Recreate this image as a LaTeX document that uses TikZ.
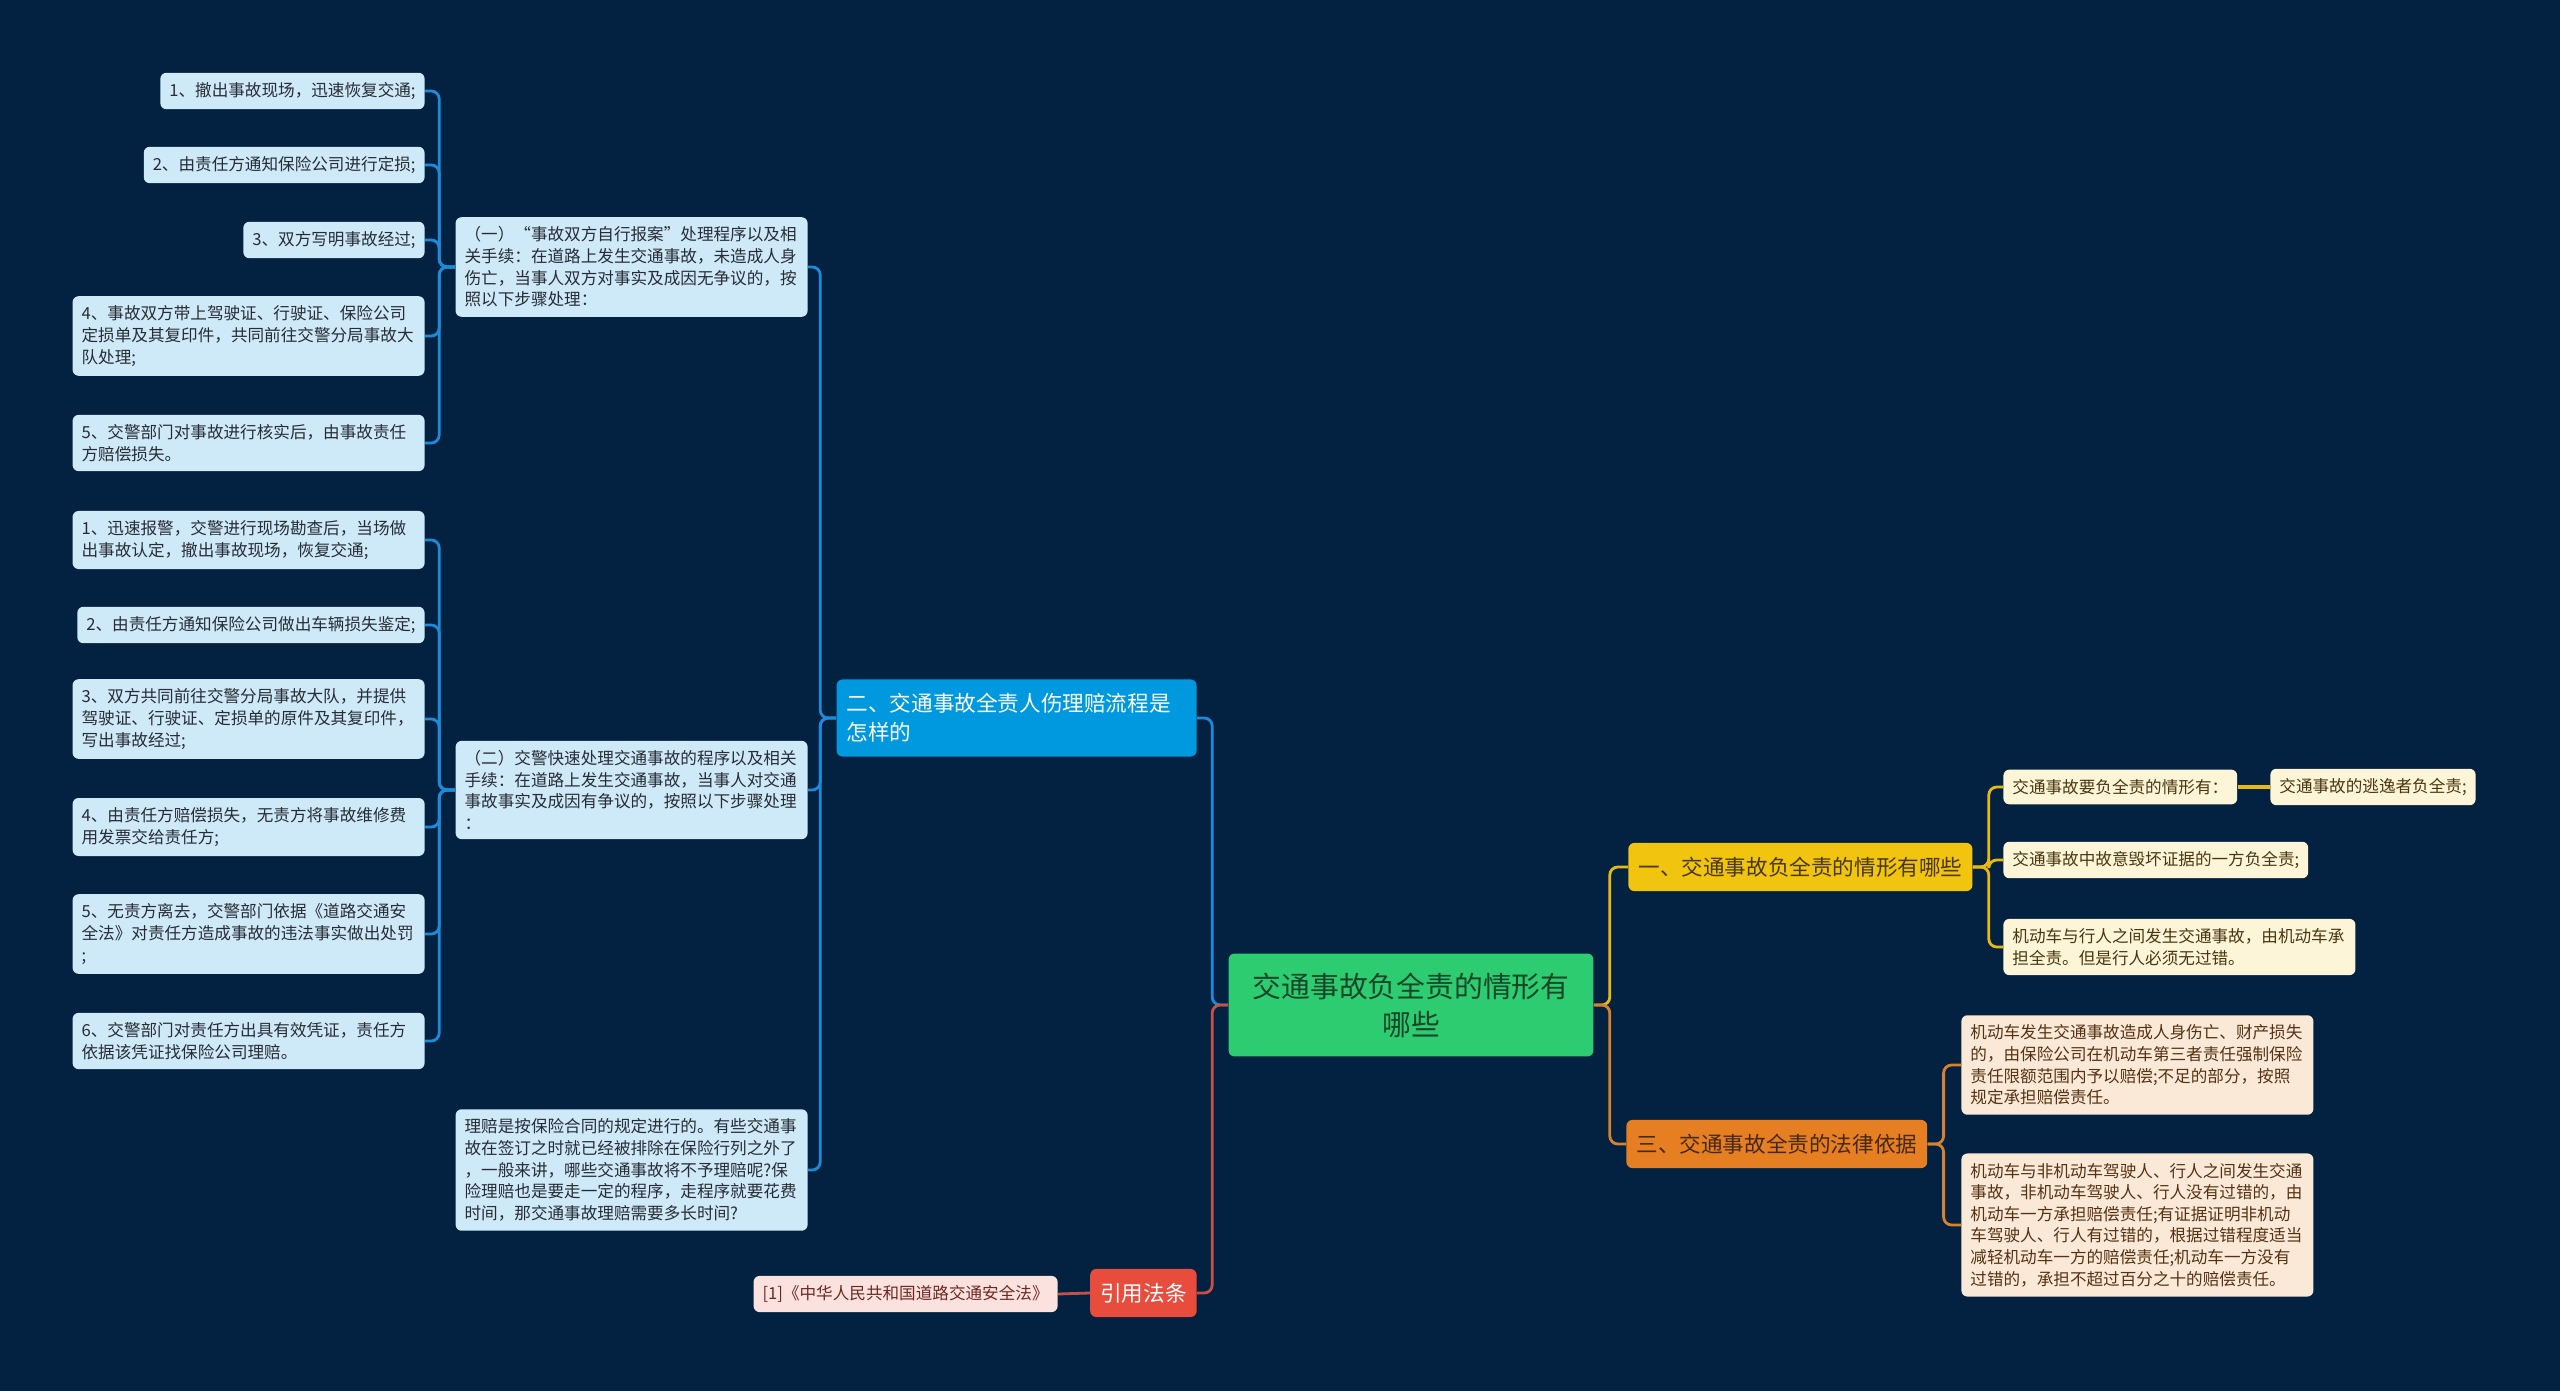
\documentclass[tikz,border=0pt]{standalone}
\usepackage{fontspec}
\newfontfamily\cjk{Noto Sans CJK SC}
\usepackage{tikz}

\definecolor{bgnavy}{RGB}{3,33,64}
\definecolor{leafblue}{RGB}{206,233,247}
\definecolor{headblue}{RGB}{0,152,222}
\definecolor{lineblue}{RGB}{28,139,218}
\definecolor{rootgreen}{RGB}{46,204,113}
\definecolor{rootink}{RGB}{22,70,40}
\definecolor{headred}{RGB}{231,76,60}
\definecolor{linered}{RGB}{200,80,70}
\definecolor{leafpink}{RGB}{252,226,222}
\definecolor{inkpink}{RGB}{110,40,32}
\definecolor{headyellow}{RGB}{241,196,15}
\definecolor{lineyellow}{RGB}{230,185,20}
\definecolor{leafyellow}{RGB}{253,245,215}
\definecolor{inkyellow}{RGB}{72,55,15}
\definecolor{headorange}{RGB}{230,126,34}
\definecolor{lineorange}{RGB}{217,130,45}
\definecolor{leaforange}{RGB}{251,233,215}
\definecolor{inkorange}{RGB}{85,50,20}
\definecolor{inkdark}{RGB}{40,44,52}

\begin{document}
\begin{tikzpicture}[x=0.5pt,y=-0.5pt,
    box/.style={rounded corners=3pt, inner xsep=4.5pt, inner ysep=4.8pt, align=left,
      font=\cjk\fontsize{8.3}{10.8}\selectfont, text=inkdark},
    leafb/.style={box, fill=leafblue},
    leafy/.style={box, fill=leafyellow, text=inkyellow},
    leafo/.style={box, fill=leaforange, text=inkorange},
    wide/.style={text width=167pt},
    head/.style={rounded corners=3pt, inner xsep=5pt, inner ysep=7pt, align=left,
      font=\cjk\fontsize{10.8}{14.5}\selectfont},
    rootbox/.style={rounded corners=3pt, inner xsep=12pt, inner ysep=9.5pt, align=center,
      fill=rootgreen, text=rootink, font=\cjk\fontsize{14.4}{19}\selectfont},
    link/.style={line width=1.4pt, rounded corners=4pt}]
  \fill[bgnavy] (0,0) rectangle (2560,1391);
  \useasboundingbox (0,0) rectangle (2560,1391);

  \node[rootbox] (root) at (1411,1005) {交通事故负全责的情形有\\哪些};

  \node[head, fill=headblue, text=white, text width=170pt, anchor=east] (b1) at (1197,718) {二、交通事故全责人伤理赔流程是\\怎样的};
  \node[head, fill=headred, text=white, anchor=east] (r1) at (1197,1293) {引用法条};
  \node[box, fill=leafpink, text=inkpink, anchor=east] (p1) at (1058,1294) {[1]《中华人民共和国道路交通安全法》};
  \node[head, fill=headyellow, text=inkyellow, anchor=west] (y1) at (1628,867) {一、交通事故负全责的情形有哪些};
  \node[head, fill=headorange, text=inkorange!80!black, anchor=west] (o1) at (1626,1144) {三、交通事故全责的法律依据};

  \node[leafb, wide, anchor=east] (m1) at (808,267) {（一）“事故双方自行报案”处理程序以及相\\关手续：在道路上发生交通事故，未造成人身\\伤亡，当事人双方对事实及成因无争议的，按\\照以下步骤处理：};
  \node[leafb, wide, anchor=east] (m2) at (808,790) {（二）交警快速处理交通事故的程序以及相关\\手续：在道路上发生交通事故，当事人对交通\\事故事实及成因有争议的，按照以下步骤处理\\：};
  \node[leafb, wide, anchor=east] (m3) at (808,1170) {理赔是按保险合同的规定进行的。有些交通事\\故在签订之时就已经被排除在保险行列之外了\\，一般来讲，哪些交通事故将不予理赔呢?保\\险理赔也是要走一定的程序，走程序就要花费\\时间，那交通事故理赔需要多长时间?};

  \node[leafb, anchor=east] (l11) at (425,91) {1、撤出事故现场，迅速恢复交通;};
  \node[leafb, anchor=east] (l12) at (425,165) {2、由责任方通知保险公司进行定损;};
  \node[leafb, anchor=east] (l13) at (425,240) {3、双方写明事故经过;};
  \node[leafb, wide, anchor=east] (l14) at (425,336) {4、事故双方带上驾驶证、行驶证、保险公司\\定损单及其复印件，共同前往交警分局事故大\\队处理;};
  \node[leafb, wide, anchor=east] (l15) at (425,443) {5、交警部门对事故进行核实后，由事故责任\\方赔偿损失。};

  \node[leafb, wide, anchor=east] (l21) at (425,540) {1、迅速报警，交警进行现场勘查后，当场做\\出事故认定，撤出事故现场，恢复交通;};
  \node[leafb, anchor=east] (l22) at (425,625) {2、由责任方通知保险公司做出车辆损失鉴定;};
  \node[leafb, wide, anchor=east] (l23) at (425,719) {3、双方共同前往交警分局事故大队，并提供\\驾驶证、行驶证、定损单的原件及其复印件，\\写出事故经过;};
  \node[leafb, wide, anchor=east] (l24) at (425,827) {4、由责任方赔偿损失，无责方将事故维修费\\用发票交给责任方;};
  \node[leafb, wide, anchor=east] (l25) at (425,934) {5、无责方离去，交警部门依据《道路交通安\\全法》对责任方造成事故的违法事实做出处罚\\;};
  \node[leafb, wide, anchor=east] (l26) at (425,1041) {6、交警部门对责任方出具有效凭证，责任方\\依据该凭证找保险公司理赔。};

  \node[leafy, anchor=west] (ya) at (2003,787) {交通事故要负全责的情形有：};
  \node[leafy, anchor=west] (yb) at (2270,787) {交通事故的逃逸者负全责;};
  \node[leafy, anchor=west] (yc) at (2003,860) {交通事故中故意毁坏证据的一方负全责;};
  \node[leafy, wide, anchor=west] (yd) at (2003,947) {机动车与行人之间发生交通事故，由机动车承\\担全责。但是行人必须无过错。};

  \node[leafo, wide, anchor=west] (oa) at (1961,1065) {机动车发生交通事故造成人身伤亡、财产损失\\的，由保险公司在机动车第三者责任强制保险\\责任限额范围内予以赔偿;不足的部分，按照\\规定承担赔偿责任。};
  \node[leafo, wide, anchor=west] (ob) at (1961,1225) {机动车与非机动车驾驶人、行人之间发生交通\\事故，非机动车驾驶人、行人没有过错的，由\\机动车一方承担赔偿责任;有证据证明非机动\\车驾驶人、行人有过错的，根据过错程度适当\\减轻机动车一方的赔偿责任;机动车一方没有\\过错的，承担不超过百分之十的赔偿责任。};

  \draw[link, lineblue] (root.west) -- ++(-16,0) |- (b1.east);
  \draw[link, linered] (root.west) -- ++(-16,0) |- (r1.east);
  \draw[link, linered] (r1.west) -- (p1.east);
  \draw[link, lineyellow] (root.east) -- ++(16,0) |- (y1.west);
  \draw[link, lineorange] (root.east) -- ++(16,0) |- (o1.west);

  \foreach \m in {m1,m2,m3}
    \draw[link, lineblue] (b1.west) -- ++(-16,0) |- (\m.east);
  \foreach \l in {l11,l12,l13,l14,l15}
    \draw[link, lineblue] (m1.west) -- ++(-16,0) |- (\l.east);
  \foreach \l in {l21,l22,l23,l24,l25,l26}
    \draw[link, lineblue] (m2.west) -- ++(-16,0) |- (\l.east);

  \foreach \l in {ya,yc,yd}
    \draw[link, lineyellow] (y1.east) -- ++(16,0) |- (\l.west);
  \draw[link, lineyellow, line width=2.2pt] (ya.east) -- (yb.west);
  \foreach \l in {oa,ob}
    \draw[link, lineorange] (o1.east) -- ++(16,0) |- (\l.west);
\end{tikzpicture}
\end{document}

▶ **GIVEN PROBLEM**
Omit the pictures and output all of the other material exactly.

▶ **SOLUTION TO THIS PROBLEM**
Recreate this image as a LaTeX document that uses TikZ.
\documentclass[tikz,border=0pt]{standalone}
\usepackage{fontspec}
\newfontfamily\cjk{Noto Sans CJK SC}
\usepackage{tikz}

\definecolor{bgnavy}{RGB}{3,33,64}
\definecolor{leafblue}{RGB}{206,233,247}
\definecolor{headblue}{RGB}{0,152,222}
\definecolor{lineblue}{RGB}{28,139,218}
\definecolor{rootgreen}{RGB}{46,204,113}
\definecolor{rootink}{RGB}{22,70,40}
\definecolor{headred}{RGB}{231,76,60}
\definecolor{linered}{RGB}{200,80,70}
\definecolor{leafpink}{RGB}{252,226,222}
\definecolor{inkpink}{RGB}{110,40,32}
\definecolor{headyellow}{RGB}{241,196,15}
\definecolor{lineyellow}{RGB}{230,185,20}
\definecolor{leafyellow}{RGB}{253,245,215}
\definecolor{inkyellow}{RGB}{72,55,15}
\definecolor{headorange}{RGB}{230,126,34}
\definecolor{lineorange}{RGB}{217,130,45}
\definecolor{leaforange}{RGB}{251,233,215}
\definecolor{inkorange}{RGB}{85,50,20}
\definecolor{inkdark}{RGB}{40,44,52}

\begin{document}
\begin{tikzpicture}[x=0.5pt,y=-0.5pt,
    box/.style={rounded corners=3pt, inner xsep=4.5pt, inner ysep=4.8pt, align=left,
      font=\cjk\fontsize{8.3}{10.8}\selectfont, text=inkdark},
    leafb/.style={box, fill=leafblue},
    leafy/.style={box, fill=leafyellow, text=inkyellow},
    leafo/.style={box, fill=leaforange, text=inkorange},
    wide/.style={text width=167pt},
    head/.style={rounded corners=3pt, inner xsep=5pt, inner ysep=7pt, align=left,
      font=\cjk\fontsize{10.8}{14.5}\selectfont},
    rootbox/.style={rounded corners=3pt, inner xsep=12pt, inner ysep=9.5pt, align=center,
      fill=rootgreen, text=rootink, font=\cjk\fontsize{14.4}{19}\selectfont},
    link/.style={line width=1.4pt, rounded corners=4pt}]
  \fill[bgnavy] (0,0) rectangle (2560,1391);
  \useasboundingbox (0,0) rectangle (2560,1391);

  \node[rootbox] (root) at (1411,1005) {交通事故负全责的情形有\\哪些};

  \node[head, fill=headblue, text=white, text width=170pt, anchor=east] (b1) at (1197,718) {二、交通事故全责人伤理赔流程是\\怎样的};
  \node[head, fill=headred, text=white, anchor=east] (r1) at (1197,1293) {引用法条};
  \node[box, fill=leafpink, text=inkpink, anchor=east] (p1) at (1058,1294) {[1]《中华人民共和国道路交通安全法》};
  \node[head, fill=headyellow, text=inkyellow, anchor=west] (y1) at (1628,867) {一、交通事故负全责的情形有哪些};
  \node[head, fill=headorange, text=inkorange!80!black, anchor=west] (o1) at (1626,1144) {三、交通事故全责的法律依据};

  \node[leafb, wide, anchor=east] (m1) at (808,267) {（一）“事故双方自行报案”处理程序以及相\\关手续：在道路上发生交通事故，未造成人身\\伤亡，当事人双方对事实及成因无争议的，按\\照以下步骤处理：};
  \node[leafb, wide, anchor=east] (m2) at (808,790) {（二）交警快速处理交通事故的程序以及相关\\手续：在道路上发生交通事故，当事人对交通\\事故事实及成因有争议的，按照以下步骤处理\\：};
  \node[leafb, wide, anchor=east] (m3) at (808,1170) {理赔是按保险合同的规定进行的。有些交通事\\故在签订之时就已经被排除在保险行列之外了\\，一般来讲，哪些交通事故将不予理赔呢?保\\险理赔也是要走一定的程序，走程序就要花费\\时间，那交通事故理赔需要多长时间?};

  \node[leafb, anchor=east] (l11) at (425,91) {1、撤出事故现场，迅速恢复交通;};
  \node[leafb, anchor=east] (l12) at (425,165) {2、由责任方通知保险公司进行定损;};
  \node[leafb, anchor=east] (l13) at (425,240) {3、双方写明事故经过;};
  \node[leafb, wide, anchor=east] (l14) at (425,336) {4、事故双方带上驾驶证、行驶证、保险公司\\定损单及其复印件，共同前往交警分局事故大\\队处理;};
  \node[leafb, wide, anchor=east] (l15) at (425,443) {5、交警部门对事故进行核实后，由事故责任\\方赔偿损失。};

  \node[leafb, wide, anchor=east] (l21) at (425,540) {1、迅速报警，交警进行现场勘查后，当场做\\出事故认定，撤出事故现场，恢复交通;};
  \node[leafb, anchor=east] (l22) at (425,625) {2、由责任方通知保险公司做出车辆损失鉴定;};
  \node[leafb, wide, anchor=east] (l23) at (425,719) {3、双方共同前往交警分局事故大队，并提供\\驾驶证、行驶证、定损单的原件及其复印件，\\写出事故经过;};
  \node[leafb, wide, anchor=east] (l24) at (425,827) {4、由责任方赔偿损失，无责方将事故维修费\\用发票交给责任方;};
  \node[leafb, wide, anchor=east] (l25) at (425,934) {5、无责方离去，交警部门依据《道路交通安\\全法》对责任方造成事故的违法事实做出处罚\\;};
  \node[leafb, wide, anchor=east] (l26) at (425,1041) {6、交警部门对责任方出具有效凭证，责任方\\依据该凭证找保险公司理赔。};

  \node[leafy, anchor=west] (ya) at (2003,787) {交通事故要负全责的情形有：};
  \node[leafy, anchor=west] (yb) at (2270,787) {交通事故的逃逸者负全责;};
  \node[leafy, anchor=west] (yc) at (2003,860) {交通事故中故意毁坏证据的一方负全责;};
  \node[leafy, wide, anchor=west] (yd) at (2003,947) {机动车与行人之间发生交通事故，由机动车承\\担全责。但是行人必须无过错。};

  \node[leafo, wide, anchor=west] (oa) at (1961,1065) {机动车发生交通事故造成人身伤亡、财产损失\\的，由保险公司在机动车第三者责任强制保险\\责任限额范围内予以赔偿;不足的部分，按照\\规定承担赔偿责任。};
  \node[leafo, wide, anchor=west] (ob) at (1961,1225) {机动车与非机动车驾驶人、行人之间发生交通\\事故，非机动车驾驶人、行人没有过错的，由\\机动车一方承担赔偿责任;有证据证明非机动\\车驾驶人、行人有过错的，根据过错程度适当\\减轻机动车一方的赔偿责任;机动车一方没有\\过错的，承担不超过百分之十的赔偿责任。};

  \draw[link, lineblue] (root.west) -- ++(-16,0) |- (b1.east);
  \draw[link, linered] (root.west) -- ++(-16,0) |- (r1.east);
  \draw[link, linered] (r1.west) -- (p1.east);
  \draw[link, lineyellow] (root.east) -- ++(16,0) |- (y1.west);
  \draw[link, lineorange] (root.east) -- ++(16,0) |- (o1.west);

  \foreach \m in {m1,m2,m3}
    \draw[link, lineblue] (b1.west) -- ++(-16,0) |- (\m.east);
  \foreach \l in {l11,l12,l13,l14,l15}
    \draw[link, lineblue] (m1.west) -- ++(-16,0) |- (\l.east);
  \foreach \l in {l21,l22,l23,l24,l25,l26}
    \draw[link, lineblue] (m2.west) -- ++(-16,0) |- (\l.east);

  \foreach \l in {ya,yc,yd}
    \draw[link, lineyellow] (y1.east) -- ++(16,0) |- (\l.west);
  \draw[link, lineyellow, line width=2.2pt] (ya.east) -- (yb.west);
  \foreach \l in {oa,ob}
    \draw[link, lineorange] (o1.east) -- ++(16,0) |- (\l.west);
\end{tikzpicture}
\end{document}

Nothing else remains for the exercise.